Daily Sonnets
Laynie Browne
Counterpath Press, $15.50 (paper)

The 151 sonnets in Laynie Browne’s collection are the products of 151 one-minute intervals that the poet eked out of her life as a mother of the two boys to whom the book is dedicated. For Browne, motherhood demands a revision of her relationship to time, and, in this way, Daily Sonnets is a descendant of Bernadette Mayer’s Midwinter Day, the epic of a mother’s single day. When Browne announces, “I’m a poet with no preparation / Only invented moments,” she might be apologizing for or justifying her practice—one that, in other hands, could blur the line between self-pity and art. Browne avoids this pitfall by opening herself to collaboration with almost anything—her children (whose voices appear in lines such as “Daddy is very friendly”), the dictionary, the news, foreign-language poets, Oulipian procedures, and chance operations.
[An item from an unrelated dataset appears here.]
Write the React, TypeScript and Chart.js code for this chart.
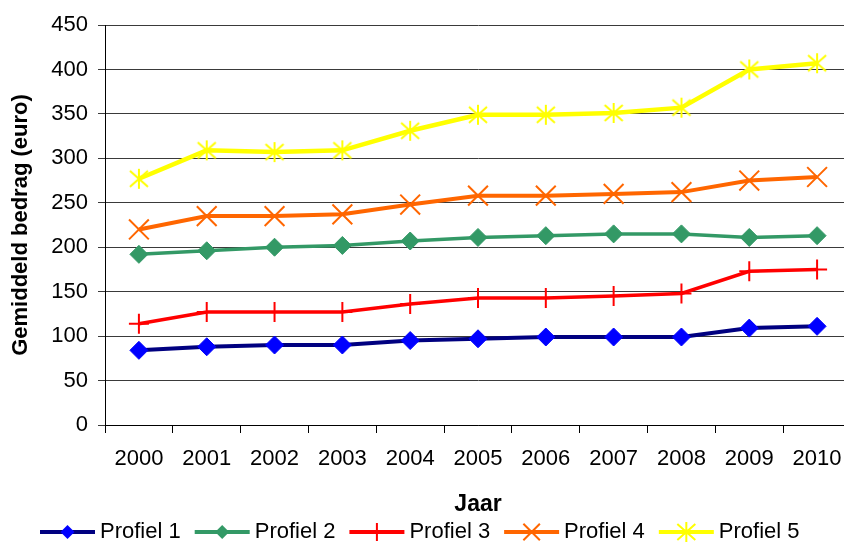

As she transmits multiple frequencies of discourse—becoming, as she outlines in the book’s closing essay, the “permeable ‘I’”—the poet becomes difficult to locate: “You might have written this / I certainly did not / but don’t let that stop you.” There is a perversity to pushing the logical restrictions of open form, and this book asks: what happens when the collaborating poet lets more and more “others” do her work? Light is the model for the permeability that Browne’s poems aspire to: “My practice is nowhere near— / yet I hold it up to light / The whole world is made / of bugs I say.” The poems titled “Love Sonnet To Light” are orienting points in a collection that resists continuity. Nearly thirty years after Bernadette Meyer, Browne claims that the poet-mother has just as much to say, and even less uninterrupted time to say it. Broken voices are forced to hold together simply by their proximity on the page. Browne wants to be mother, artist, and political activist, but her poetics grant each voice only one line in the same, short poem: “Be monster, bug, horse / I am slowness compelled to utter / With half the world’s oil.”